The cheese and meat aisles are popular stops for thieves in grocery stores around the world, according to a recent report by the U.K.-based Center for Retail Research.
Cheese is the most stolen food globally, followed by meat.
The 2011 study traces retail theft in 43 countries across more than 250,000 stores and reports that retailers have absorbed millions of dollars of losses in food products. The profit loss is attributed mainly to theft by employees, organized crime rings and petty criminals.
"Organized crime rings target specialty items and products that are easy to sell in other venues," said Farrokh Abadi, president of shrink management solutions at Checkpoint Systems Inc., a Philadelphia-based retail security firm that funded the study.
Shrinkage is the accounting term for the loss of product.

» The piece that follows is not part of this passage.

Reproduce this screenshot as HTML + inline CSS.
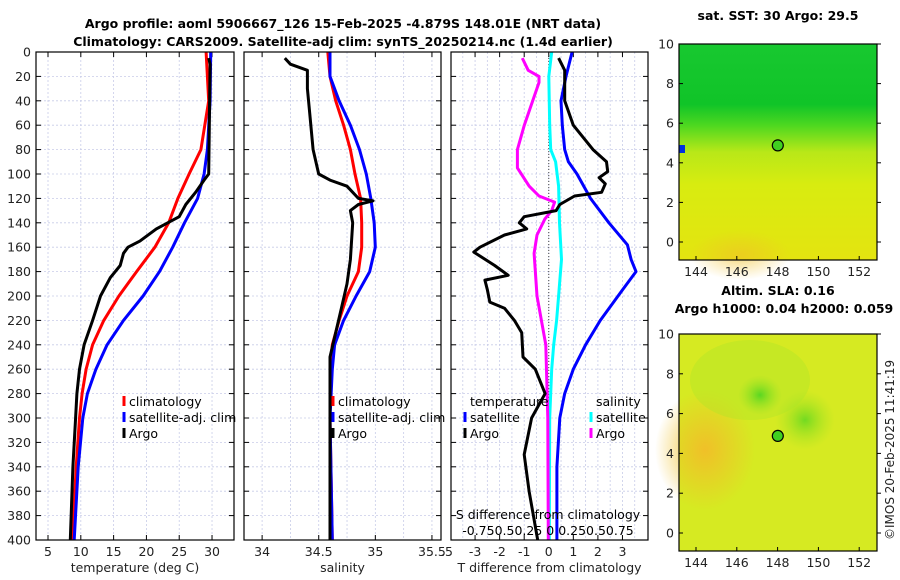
<!DOCTYPE html>
<html><head><meta charset="utf-8"><style>
html,body{margin:0;padding:0;background:#fff;}
svg{display:block;font-family:"DejaVu Sans","Liberation Sans",sans-serif;}
</style></head><body>
<svg id="c" width="900" height="580" viewBox="0 0 900 580">
<text x="343" y="28" font-size="12.5" font-weight="bold" text-anchor="middle">Argo profile: aoml 5906667_126 15-Feb-2025 -4.879S 148.01E (NRT data)</text>
<text x="343" y="46" font-size="12.5" font-weight="bold" text-anchor="middle">Climatology: CARS2009. Satellite-adj clim: synTS_20250214.nc (1.4d earlier)</text>
<text x="778" y="20" font-size="12.5" font-weight="bold" text-anchor="middle">sat. SST: 30 Argo: 29.5</text>
<text x="778" y="295" font-size="12.5" font-weight="bold" text-anchor="middle">Altim. SLA: 0.16</text>
<text x="784" y="313" font-size="12.5" font-weight="bold" text-anchor="middle">Argo h1000: 0.04 h2000: 0.059</text>
<text x="0" y="0" font-size="12" transform="translate(894,540) rotate(-90)" fill="#222">©IMOS 20-Feb-2025 11:41:19</text>
<g id="g"></g>
</svg>
<script>
const depthTicks=[0,20,40,60,80,100,120,140,160,180,200,220,240,260,280,300,320,340,360,380,400];
const tempTicks=[5,10,15,20,25,30];
const salTicks=[34,34.5,35,35.5];
const tdTicks=[-3,-2,-1,0,1,2,3];
const sdTickLabels=["-0.75","0.5","0.25","0","0.25","0.5","0.75"];
// temperature profiles [depth,value]
const tClimDepth=[0,40,80,100,120,140,160,180,200,220,240,260,280,300,340,400];
const tClimVal=[29.1,29.5,28.3,26.5,24.8,23.4,21.3,18.5,15.8,13.5,11.8,10.8,10.2,9.8,9.3,8.7];
const tSatDepth=[0,40,80,100,120,140,160,180,200,220,240,260,280,300,340,400];
const tSatVal=[29.8,29.7,29.3,28.8,27.8,25.8,24.0,22.0,19.5,16.5,14.0,12.3,11.0,10.3,9.6,9.0];
const tArgoDepth=[5,10,100,105,115,125,135,145,155,160,165,175,185,200,220,240,260,280,300,340,400];
const tArgoVal=[29.5,29.7,29.5,28.8,27.5,26.0,25.0,21.5,19.0,17.2,16.5,16.0,14.5,13.0,11.8,10.5,9.8,9.4,9.2,8.8,8.4];
// salinity
const sClimDepth=[0,20,40,60,80,100,120,140,160,180,200,220,240,260,300,400];
const sClimVal=[34.58,34.6,34.65,34.72,34.78,34.82,34.87,34.88,34.88,34.85,34.75,34.68,34.62,34.6,34.6,34.62];
const sSatDepth=[0,20,40,60,80,100,120,140,160,180,200,220,240,260,300,400];
const sSatVal=[34.6,34.6,34.68,34.78,34.86,34.92,34.96,34.99,35.0,34.95,34.83,34.72,34.64,34.62,34.6,34.62];
const sArgoDepth=[5,10,15,30,50,80,100,105,110,120,122,125,130,140,170,190,210,230,250,280,400];
const sArgoVal=[34.2,34.25,34.4,34.4,34.42,34.45,34.5,34.6,34.75,34.85,34.98,34.85,34.78,34.8,34.78,34.75,34.7,34.65,34.6,34.6,34.6];
// differences
const dTSatDepth=[0,20,40,60,80,90,100,120,140,158,170,180,195,220,240,260,280,300,340,400];
const dTSatVal=[0.95,0.7,0.5,0.55,0.65,0.8,1.15,1.7,2.45,3.2,3.35,3.55,3.0,2.1,1.5,1.0,0.65,0.45,0.33,0.33];
const dTArgoDepth=[5,15,40,60,80,90,98,103,108,115,118,125,130,135,140,145,150,160,164,175,183,187,195,205,210,220,230,250,260,280,300,330,360,400];
const dTArgoVal=[0.4,0.65,0.65,1.0,1.8,2.35,2.4,2.05,2.3,2.15,1.05,0.45,0.3,-1.0,-1.2,-0.9,-1.8,-2.8,-3.05,-2.2,-1.65,-2.6,-2.5,-2.4,-1.8,-1.4,-1.1,-1.05,-0.55,-0.15,-0.7,-1.0,-0.8,-0.45];
const dSSatDepth=[0,20,60,80,90,110,140,170,200,220,240,260,300,400];
const dSSatVal=[0.03,0.0,0.01,0.02,0.07,0.1,0.11,0.13,0.1,0.08,0.05,0.03,0.01,0.005];
const dSArgoDepth=[5,15,20,25,60,80,95,110,118,123,130,137,150,165,200,240,300,400];
const dSArgoVal=[-0.27,-0.21,-0.1,-0.1,-0.25,-0.32,-0.32,-0.2,-0.1,0.06,0.03,-0.04,-0.12,-0.15,-0.12,-0.03,-0.01,-0.005];
const mapLonTicks=[144,146,148,150,152];
const mapLatTicks=[0,2,4,6,8,10];
const argoLon=148.01, argoLat=-4.879;

const NS="http://www.w3.org/2000/svg";
const G=document.getElementById('g');
function mk(t,a,p){const e=document.createElementNS(NS,t);for(const k in a)e.setAttribute(k,a[k]);(p||G).appendChild(e);return e;}
const Y0=52,Y1=540;
const yD=d=>Y0+(Y1-Y0)*d/400;
const panels=[
 {x0:36,x1:234,min:3.17,max:33.35,ticks:tempTicks,label:'temperature (deg C)',name:'temperature'},
 {x0:244,x1:441,min:33.84,max:35.58,ticks:salTicks,label:'salinity',name:'salinity'},
 {x0:451,x1:648,min:-3.98,max:4.04,ticks:tdTicks,label:'T difference from climatology',name:'difference'}
];
function xf(p){return v=>p.x0+(p.x1-p.x0)*(v-p.min)/(p.max-p.min);}
panels.forEach((p,i)=>{
 const X=xf(p);
 const g=mk('g',{});
 
 
 // grid
 const gridX=i==0?[5,10,15,20,25,30]:i==1?[34,34.25,34.5,34.75,35,35.25,35.5]:[-3.5,-3,-2.5,-2,-1.5,-1,-0.5,0,0.5,1,1.5,2,2.5,3,3.5];
 gridX.forEach(v=>{const l=mk('line',{x1:X(v),x2:X(v),y1:Y0,y2:Y1,stroke:'#c8cce8','stroke-width':0.8,'stroke-dasharray':'2,2'},g);});
 depthTicks.forEach(d=>{const l=mk('line',{x1:p.x0,x2:p.x1,y1:yD(d),y2:yD(d),stroke:'#c8cce8','stroke-width':0.8,'stroke-dasharray':'2,2'},g);});
 // ticks
 depthTicks.forEach(d=>{mk('line',{x1:p.x0,x2:p.x0+5,y1:yD(d),y2:yD(d),stroke:'#000'},g);mk('line',{x1:p.x1-5,x2:p.x1,y1:yD(d),y2:yD(d),stroke:'#000'},g);
  if(i==0){const t=mk('text',{x:p.x0-5,y:yD(d)+4.5,'font-size':12.5,'text-anchor':'end',fill:'#222'},g);t.textContent=d;}});
 p.ticks.forEach(v=>{mk('line',{x1:X(v),x2:X(v),y1:Y0,y2:Y0+5,stroke:'#000'},g);mk('line',{x1:X(v),x2:X(v),y1:Y1-5,y2:Y1,stroke:'#000'},g);
  const t=mk('text',{x:X(v),y:556,'font-size':12.5,'text-anchor':'middle',fill:'#222'},g);t.textContent=v;});
 const xl=mk('text',{x:(p.x0+p.x1)/2,y:572,'font-size':12.5,'text-anchor':'middle',fill:'#222'},g);xl.textContent=p.label;
 
 p.X=X;p.g=g;
});
// left edge label of diff axis
{const t=mk('text',{x:447,y:556,'font-size':12.5,'text-anchor':'middle',fill:'#222'});t.textContent='.5';}
function line(ds,vs,X,col,name,w){
 const pts=ds.map((d,k)=>X(vs[k]).toFixed(1)+','+yD(d).toFixed(1)).join(' ');
 const e=mk('polyline',{points:pts,fill:'none',stroke:col,'stroke-width':w||3,'stroke-linejoin':'round'});
 
}
const XT=panels[0].X,XS=panels[1].X,XD=panels[2].X;
const XSd=v=>XD(0)+v*98;
line(tClimDepth,tClimVal,XT,'#f00','temp-climatology-line');
line(tSatDepth,tSatVal,XT,'#00f','temp-satellite-line');
line(tArgoDepth,tArgoVal,XT,'#000','temp-argo-line');
line(sClimDepth,sClimVal,XS,'#f00','sal-climatology-line');
line(sSatDepth,sSatVal,XS,'#00f','sal-satellite-line');
line(sArgoDepth,sArgoVal,XS,'#000','sal-argo-line');
{const z=mk('line',{x1:XD(0),x2:XD(0),y1:Y0,y2:Y1,stroke:'#444','stroke-width':1,'stroke-dasharray':'1,2'});}
line(dTSatDepth,dTSatVal,XD,'#00f','tdiff-satellite-line');
line(dSSatDepth,dSSatVal,XSd,'#0ff','sdiff-satellite-line');
line(dSArgoDepth,dSArgoVal,XSd,'#f0f','sdiff-argo-line');
line(dTArgoDepth,dTArgoVal,XD,'#000','tdiff-argo-line');
// panel frames
panels.forEach(p=>{const r=mk('rect',{x:p.x0,y:Y0,width:p.x1-p.x0,height:Y1-Y0,fill:'none',stroke:'#000','stroke-width':1.2});});
// legends
function leg(x,y,col,txt,name){const m=mk('line',{x1:x,x2:x,y1:y-10,y2:y,stroke:col,'stroke-width':3});
 const t=mk('text',{x:x+5,y:y,'font-size':12.5,fill:'#000'});t.textContent=txt;}
leg(124,406,'#f00','climatology','legend-climatology');
leg(124,422,'#00f','satellite-adj. clim','legend-satellite');
leg(124,438,'#000','Argo','legend-argo');
leg(333,406,'#f00','climatology','legend-sal-climatology');
leg(333,422,'#00f','satellite-adj. clim','legend-sal-satellite');
leg(333,438,'#000','Argo','legend-sal-argo');
{const t=mk('text',{x:470,y:406,'font-size':12.5});t.textContent='temperature';
 const u=mk('text',{x:596,y:406,'font-size':12.5});u.textContent='salinity';}
leg(465,422,'#00f','satellite','legend-tdiff-satellite');
leg(465,438,'#000','Argo','legend-tdiff-argo');
leg(591,422,'#0ff','satellite','legend-sdiff-satellite');
leg(591,438,'#f0f','Argo','legend-sdiff-argo');
{const t=mk('text',{x:548,y:519,'font-size':12.5,'text-anchor':'middle'});t.textContent='S difference from climatology';
 const u=mk('text',{x:548,y:535,'font-size':12.5,'text-anchor':'middle'});u.textContent='-0.750.50.25 0 0.250.50.75';}
// maps
const defs=mk('defs',{});
defs.innerHTML='<linearGradient id="sst" x1="0" y1="0" x2="0" y2="1"><stop offset="0" stop-color="#18c830"/><stop offset="0.28" stop-color="#10c428"/><stop offset="0.38" stop-color="#50d820"/><stop offset="0.5" stop-color="#b8e818"/><stop offset="0.65" stop-color="#d8ec10"/><stop offset="1" stop-color="#e4e410"/></linearGradient>'+
'<radialGradient id="org" cx="0.5" cy="0.5" r="0.5"><stop offset="0" stop-color="#f0c028"/><stop offset="1" stop-color="#f0c028" stop-opacity="0"/></radialGradient>'+
'<radialGradient id="grn" cx="0.5" cy="0.5" r="0.5"><stop offset="0" stop-color="#30d020"/><stop offset="1" stop-color="#90e020" stop-opacity="0"/></radialGradient>';
function map(top,bot,name,fill){
 const L=679,R=877;const lon=v=>696+(v-144)*20.4;const lat=v=>(top)+ (10-v)*((bot-top-18)/10);
 const g=mk('g',{});
 mk('rect',{x:L,y:top,width:R-L,height:bot-top,fill:fill},g);
 return {g,lon,lat,L,R,top,bot};
}
function mapAxes(m){
 const g=m.g;
 mk('rect',{x:m.L,y:m.top,width:m.R-m.L,height:m.bot-m.top,fill:'none',stroke:'#000','stroke-width':1.2},g);
 mapLonTicks.forEach(v=>{mk('line',{x1:m.lon(v),x2:m.lon(v),y1:m.bot,y2:m.bot-4,stroke:'#000'},g);
  const t=mk('text',{x:m.lon(v),y:m.bot+16,'font-size':12.5,'text-anchor':'middle',fill:'#222'},g);t.textContent=v;});
 mapLatTicks.forEach(v=>{mk('line',{x1:m.L,x2:m.L+4,y1:m.lat(v),y2:m.lat(v),stroke:'#000'},g);mk('line',{x1:m.R,x2:m.R+4,y1:m.lat(v),y2:m.lat(v),stroke:'#000'},g);
  const t=mk('text',{x:m.L-5,y:m.lat(v)+4.5,'font-size':12.5,'text-anchor':'end',fill:'#222'},g);t.textContent=v;});
 const c=mk('circle',{cx:m.lon(argoLon),cy:m.lat(-argoLat),r:5.5,fill:'#40d020',stroke:'#000','stroke-width':1.2},g);
 
}
const m1=map(44,260,'sst-map','url(#sst)');
mk('rect',{x:679,y:145,width:6,height:8,fill:'#0030e0'},m1.g);
mk('rect',{x:685,y:165,width:0,height:0},m1.g);
mk('ellipse',{cx:740,cy:255,rx:50,ry:25,fill:'url(#org)',opacity:0.6},m1.g);
mapAxes(m1);
const m2=map(334,551,'sla-map','#d6ea22');
mk('ellipse',{cx:705,cy:450,rx:50,ry:60,fill:'url(#org)'},m2.g);
mk('ellipse',{cx:760,cy:395,rx:22,ry:20,fill:'url(#grn)'},m2.g);
mk('ellipse',{cx:805,cy:420,rx:30,ry:30,fill:'url(#grn)',opacity:0.6},m2.g);
mk('ellipse',{cx:750,cy:380,rx:60,ry:40,fill:'#a8e428',opacity:0.35},m2.g);
mapAxes(m2);
</script>
</body></html>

Organized crime rings that nab cheese often take the stolen goods to smaller markets to sell for a profit. But perishable items such as meat and cheese are more frequently stolen by dishonest employees and small-time crooks than by organized criminals, Abadi said.
Crime rings might be more interested in high-demand, nonperishable items such as baby formula. Infant formula sells for a high price and is sometimes distributed in illegal drug dealings because it can be used to dilute narcotics.
Food theft varies by region. Cheese is a hot commodity in Europe, while candies and infant formula are stolen at higher rates in the United States.
Abadi attributed the disparity to differing cultural tastes. "In areas in Europe, you will see that cheese is higher on the list, because, as you know, Europeans love their cheese," he said.
But struggling economies, coupled with rising food prices across the board, are probably the causal causes of the increase in retail theft, Abadi said.
"Food prices have gone up in all the regions," he said. "So that combined with economic hardships unfortunately does not make the increase in shrink in these items surprising."